Se decía que era como los gatos. Su amor estaba lleno de zarpazos.
Si te encontrabas con él, la cosa dependía de cómo anduviera ese día. A lo mejor llevaba un güisqui de más y se mostraba intratable. Todo el mundo recuerda la que le montó a Mercedes Milá, en la televisión, con aquel «¡Pero yo he venido a hablar de mi libro!».
Era curioso, el tipo. Podía estar en un programa así y no perder la dignidad. Andar con ese atuendo de dandi desfasado, con fular, bastón y gafas de culo de botella, y no parecer ridículo. Ni siquiera cuando posaba desnudo detrás de su máquina de escribir en portada de un magazine.
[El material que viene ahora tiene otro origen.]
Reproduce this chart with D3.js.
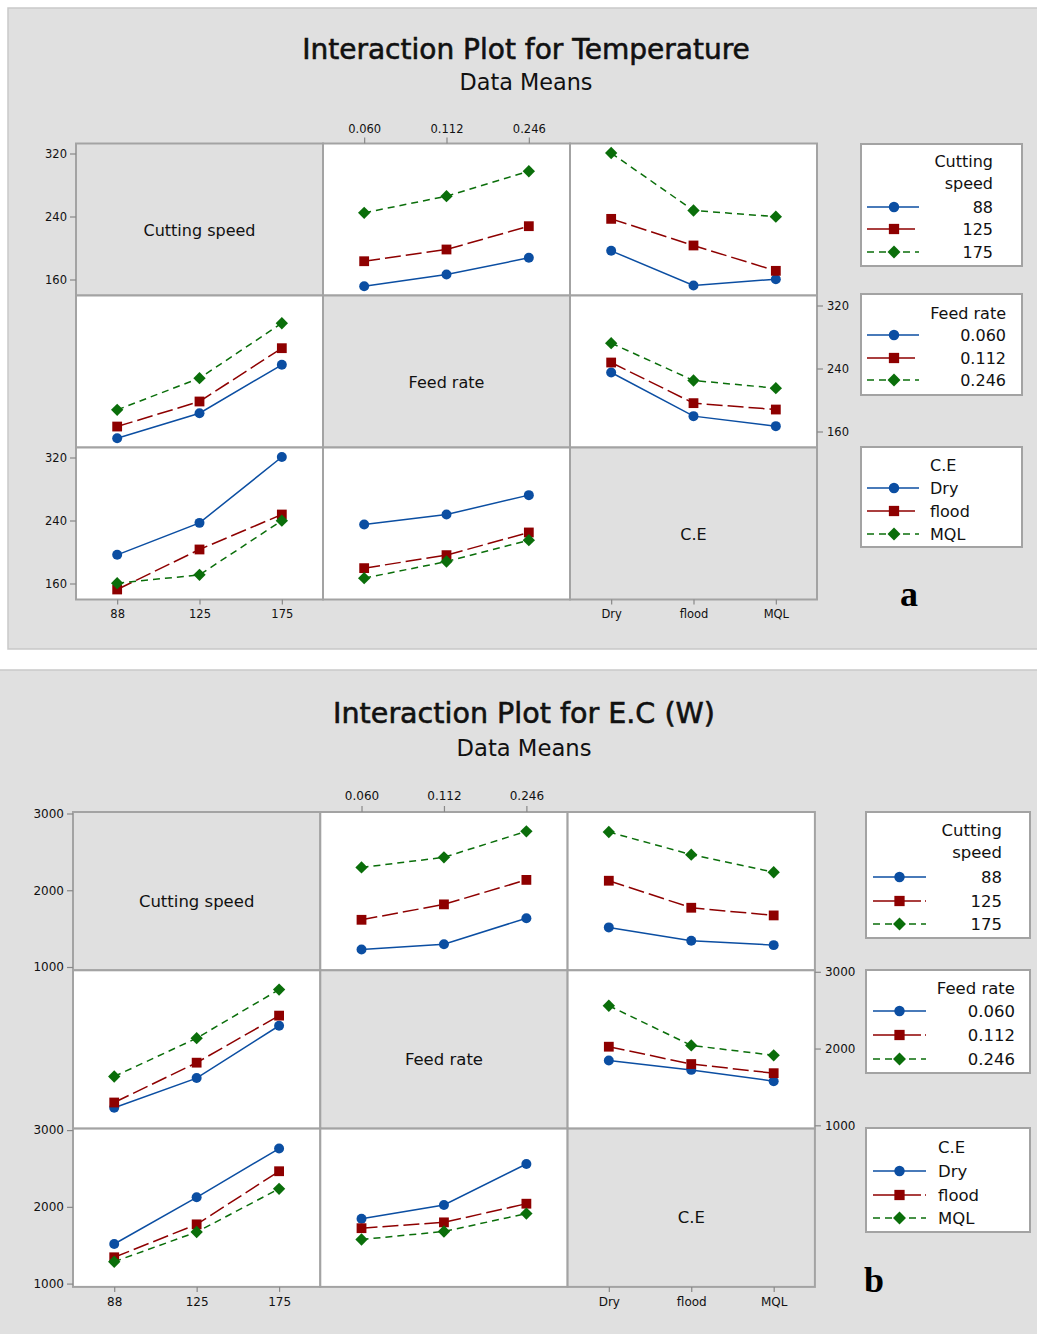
<!DOCTYPE html>
<html><head><meta charset="utf-8">
<script src="https://cdn.jsdelivr.net/npm/d3@7"></script>
<style>body{margin:0;background:#fff}svg{display:block}</style>
</head><body>
<svg id="c" width="1037" height="1334"></svg>
<script>
// ---------- DATA ----------
const speedLevels = ["88", "125", "175"];
const feedLevels = ["0.060", "0.112", "0.246"];
const ceLevels = ["Dry", "flood", "MQL"];
const factorNames = ["Cutting speed", "Feed rate", "C.E"];
const legendTitles = [["Cutting", "speed"], ["Feed rate"], ["C.E"]];

// (a) Temperature
const tempTitle = "Interaction Plot for Temperature";
const tempSubtitle = "Data Means";
const tempTicks = [160, 240, 320];
// rows: cutting speed 88/125/175 ; cols: feed 0.060/0.112/0.246
const tempSpeedFeed = [[151.5, 166.3, 187.5], [183.2, 198.1, 227.7], [244.7, 265.8, 297.5]];
// rows: cutting speed ; cols: Dry/flood/MQL
const tempSpeedCE = [[196.4, 152.4, 160.4], [237.0, 203.2, 171.0], [320.6, 247.6, 239.8]];
// rows: feed ; cols: Dry/flood/MQL
const tempFeedCE = [[234.9, 179.5, 166.8], [247.6, 196.0, 187.9], [272.2, 224.8, 215.0]];

// (b) E.C (W)
const ecTitle = "Interaction Plot for E.C (W)";
const ecSubtitle = "Data Means";
const ecTicks = [1000, 2000, 3000];
const ecSpeedFeed = [[1228, 1297, 1636], [1615, 1816, 2135], [2297, 2429, 2768]];
const ecSpeedCE = [[1516, 1343, 1285], [2124, 1772, 1672], [2759, 2464, 2235]];
const ecFeedCE = [[1844, 1722, 1575], [2024, 1798, 1679], [2558, 2041, 1912]];

// ---------- STYLE ----------
const levelsByFactor = [speedLevels, feedLevels, ceLevels];
const colors = ["#0b4ea2", "#8e0000", "#0a6e0a"];
const dashes = [null, "16,5", "7,5"];
const FONT = "'DejaVu Sans', sans-serif";
const BG = "#e0e0e0", GRID = "#a3a3a3";

const svg = d3.select("#c");

function symbolPath(i, scale) {
  const s = scale || 1;
  if (i === 0) return d3.symbol().type(d3.symbolCircle).size(78 * s)();
  if (i === 1) return d3.symbol().type(d3.symbolSquare).size(96 * s)();
  return d3.symbol().type(d3.symbolSquare).size(76 * s)();
}
function symbolRot(i) { return i === 2 ? " rotate(45)" : ""; }

function meanOf(m, fi, li, fj, lj) {
  if (fi === 0 && fj === 1) return m.sf[li][lj];
  if (fi === 1 && fj === 0) return m.sf[lj][li];
  if (fi === 0 && fj === 2) return m.sc[li][lj];
  if (fi === 2 && fj === 0) return m.sc[lj][li];
  if (fi === 1 && fj === 2) return m.fc[li][lj];
  return m.fc[lj][li];
}

function fitText(t, target) {
  const fs = parseFloat(t.attr("font-size"));
  const w = t.node().getComputedTextLength();
  t.attr("font-size", fs * target / w);
}

function drawChart(c) {
  const g = svg.append("g");
  g.append("rect").attr("x", c.bg[0]).attr("y", c.bg[1]).attr("width", c.bg[2]).attr("height", c.bg[3])
    .attr("fill", BG).attr("stroke", "#c9c9c9").attr("stroke-width", 1.5);

  const t1 = g.append("text").attr("x", c.cx).attr("y", c.titleY).attr("text-anchor", "middle")
    .attr("font-family", FONT).attr("font-size", 26).attr("fill", "#111")
    .attr("stroke", "#111").attr("stroke-width", 0.6).text(c.title);
  fitText(t1, c.titleW);
  const t2 = g.append("text").attr("x", c.cx).attr("y", c.subY).attr("text-anchor", "middle")
    .attr("font-family", FONT).attr("font-size", 19).attr("fill", "#111").text(c.subtitle);
  fitText(t2, c.subW);

  const colX = i => c.gridLeft + i * c.colW;
  const rowY = i => c.gridTop + i * c.rowH;
  const xScales = levelsByFactor.map((lv, j) =>
    d3.scalePoint().domain(lv).range([colX(j), colX(j + 1)]).padding(0.5));
  const yScales = [0, 1, 2].map(i =>
    d3.scaleLinear().domain([c.ticks[0], c.ticks[2]]).range([rowY(i) + c.yOffLow, rowY(i) + c.yOffHigh]));

  // panels
  for (let i = 0; i < 3; i++) for (let j = 0; j < 3; j++) {
    g.append("rect").attr("x", colX(j)).attr("y", rowY(i)).attr("width", c.colW).attr("height", c.rowH)
      .attr("fill", i === j ? BG : "#fff").attr("stroke", GRID).attr("stroke-width", 2);
    if (i === j) {
      g.append("text").attr("x", colX(j) + c.colW / 2).attr("y", rowY(i) + c.rowH / 2 + c.labelDy)
        .attr("text-anchor", "middle").attr("dominant-baseline", "central")
        .attr("font-family", FONT).attr("font-size", c.labelFs).attr("fill", "#111").text(factorNames[i]);
    }
  }

  // axes
  function styleAxis(sel) {
    sel.select(".domain").remove();
    sel.selectAll("line").attr("stroke", "#888").attr("stroke-width", 1.2);
    sel.selectAll("text").attr("font-family", FONT).attr("font-size", c.tickFs).attr("fill", "#111");
  }
  const fmt = d3.format("d");
  [0, 2].forEach(i => {
    g.append("g").attr("transform", `translate(${c.gridLeft},0)`)
      .call(d3.axisLeft(yScales[i]).tickValues(c.ticks).tickFormat(fmt).tickSize(6).tickPadding(3)).call(styleAxis);
  });
  g.append("g").attr("transform", `translate(${colX(3)},0)`)
    .call(d3.axisRight(yScales[1]).tickValues(c.ticks).tickFormat(fmt).tickSize(6).tickPadding(4)).call(styleAxis);
  g.append("g").attr("transform", `translate(0,${c.gridTop})`)
    .call(d3.axisTop(xScales[1]).tickSize(6).tickPadding(c.topPad)).call(styleAxis);
  [0, 2].forEach(j => {
    g.append("g").attr("transform", `translate(0,${rowY(3)})`)
      .call(d3.axisBottom(xScales[j]).tickSize(5).tickPadding(c.botPad)).call(styleAxis);
  });

  // interaction lines
  for (let i = 0; i < 3; i++) for (let j = 0; j < 3; j++) {
    if (i === j) continue;
    const xs = xScales[j], ys = yScales[i];
    levelsByFactor[i].forEach((lvl, li) => {
      const pts = levelsByFactor[j].map((xl, lj) => [xs(xl), ys(meanOf(c.means, i, li, j, lj))]);
      g.append("path").attr("d", d3.line()(pts)).attr("fill", "none")
        .attr("stroke", colors[li]).attr("stroke-width", 1.5)
        .attr("stroke-dasharray", dashes[li]);
      pts.forEach(p => {
        g.append("path").attr("d", symbolPath(li)).attr("fill", colors[li])
          .attr("transform", `translate(${p[0]},${p[1]})${symbolRot(li)}`);
      });
    });
  }

  // legends
  c.legends.forEach((L, i) => {
    g.append("rect").attr("x", c.legX).attr("y", L.top).attr("width", c.legW).attr("height", L.h)
      .attr("fill", "#fff").attr("stroke", GRID).attr("stroke-width", 2);
    const anchor = L.align;
    legendTitles[i].forEach((tt, k) => {
      g.append("text").attr("x", c.legX + L.tx).attr("y", L.top + L.titleRows[k])
        .attr("text-anchor", anchor).attr("dominant-baseline", "central")
        .attr("font-family", FONT).attr("font-size", c.legFs).attr("fill", "#111").text(tt);
    });
    levelsByFactor[i].forEach((lvl, li) => {
      const yy = L.top + L.rows[li];
      g.append("line").attr("x1", c.legX + c.symL).attr("x2", c.legX + c.symR)
        .attr("y1", yy).attr("y2", yy).attr("stroke", colors[li]).attr("stroke-width", 1.5)
        .attr("stroke-dasharray", li === 1 ? "22,4" : dashes[li]);
      g.append("path").attr("d", symbolPath(li, 1.1)).attr("fill", colors[li])
        .attr("transform", `translate(${c.legX + c.symC},${yy})${symbolRot(li)}`);
      g.append("text").attr("x", c.legX + L.tx).attr("y", yy)
        .attr("text-anchor", anchor).attr("dominant-baseline", "central")
        .attr("font-family", FONT).attr("font-size", c.legFs).attr("fill", "#111").text(lvl);
    });
  });

  g.append("text").attr("x", c.tag[1]).attr("y", c.tag[2]).attr("text-anchor", "middle")
    .attr("font-family", "'Liberation Serif', serif").attr("font-weight", "bold")
    .attr("font-size", 36).attr("fill", "#000").text(c.tag[0]);
}

drawChart({
  bg: [8, 8, 1040, 641], title: tempTitle, subtitle: tempSubtitle, cx: 526,
  titleY: 59, titleW: 448, subY: 90, subW: 133,
  gridLeft: 76, gridTop: 143.5, colW: 247, rowH: 152, yOffHigh: 10, yOffLow: 136,
  ticks: tempTicks, means: { sf: tempSpeedFeed, sc: tempSpeedCE, fc: tempFeedCE },
  tickFs: 11.5, labelFs: 16, labelDy: 11, legFs: 16, topPad: 5, botPad: 5,
  legX: 861, legW: 161, symL: 6, symR: 58, symC: 33,
  legends: [
    { top: 144, h: 122, titleRows: [17, 39], rows: [63, 85, 108], align: "end", tx: 132 },
    { top: 294, h: 101, titleRows: [19], rows: [41, 64, 86], align: "end", tx: 145 },
    { top: 447, h: 100, titleRows: [18], rows: [41, 64, 87], align: "start", tx: 69 }
  ],
  tag: ["a", 909, 606]
});

drawChart({
  bg: [-2, 670, 1042, 670], title: ecTitle, subtitle: ecSubtitle, cx: 524,
  titleY: 723, titleW: 382, subY: 756, subW: 135,
  gridLeft: 73, gridTop: 812, colW: 247.3, rowH: 158.3, yOffHigh: 1.5, yOffLow: 155,
  ticks: ecTicks, means: { sf: ecSpeedFeed, sc: ecSpeedCE, fc: ecFeedCE },
  tickFs: 12, labelFs: 16.5, labelDy: 10, legFs: 16.5, topPad: 6, botPad: 6,
  legX: 866, legW: 164, symL: 7, symR: 60, symC: 33.5,
  legends: [
    { top: 812, h: 126, titleRows: [18, 40], rows: [65, 89, 112], align: "end", tx: 136 },
    { top: 970, h: 103, titleRows: [18], rows: [41, 65, 89], align: "end", tx: 149 },
    { top: 1128, h: 104, titleRows: [19], rows: [43, 67, 90], align: "start", tx: 72 }
  ],
  tag: ["b", 874, 1292]
});
</script>
</body></html>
Podía cobrar. Pero no se vendía.
Él mismo se definía en sus últimos años como un ser de lejanías. Tenía un pie en esta vida y otro en el Olimpo. «Escribir es la manera más profunda de leer la vida», dijo.
Asurbanipal
01/06/2014
Increíble sensibilidad la de este escritorazo, que me hizo vomitar con ”Madrid 1940”. Excelente artículo, parece mentira que lo firme el autor de ”Soy un escritor frustrado”. Pero el tiempo lo cambia todo, y a veces para bien. Gracias.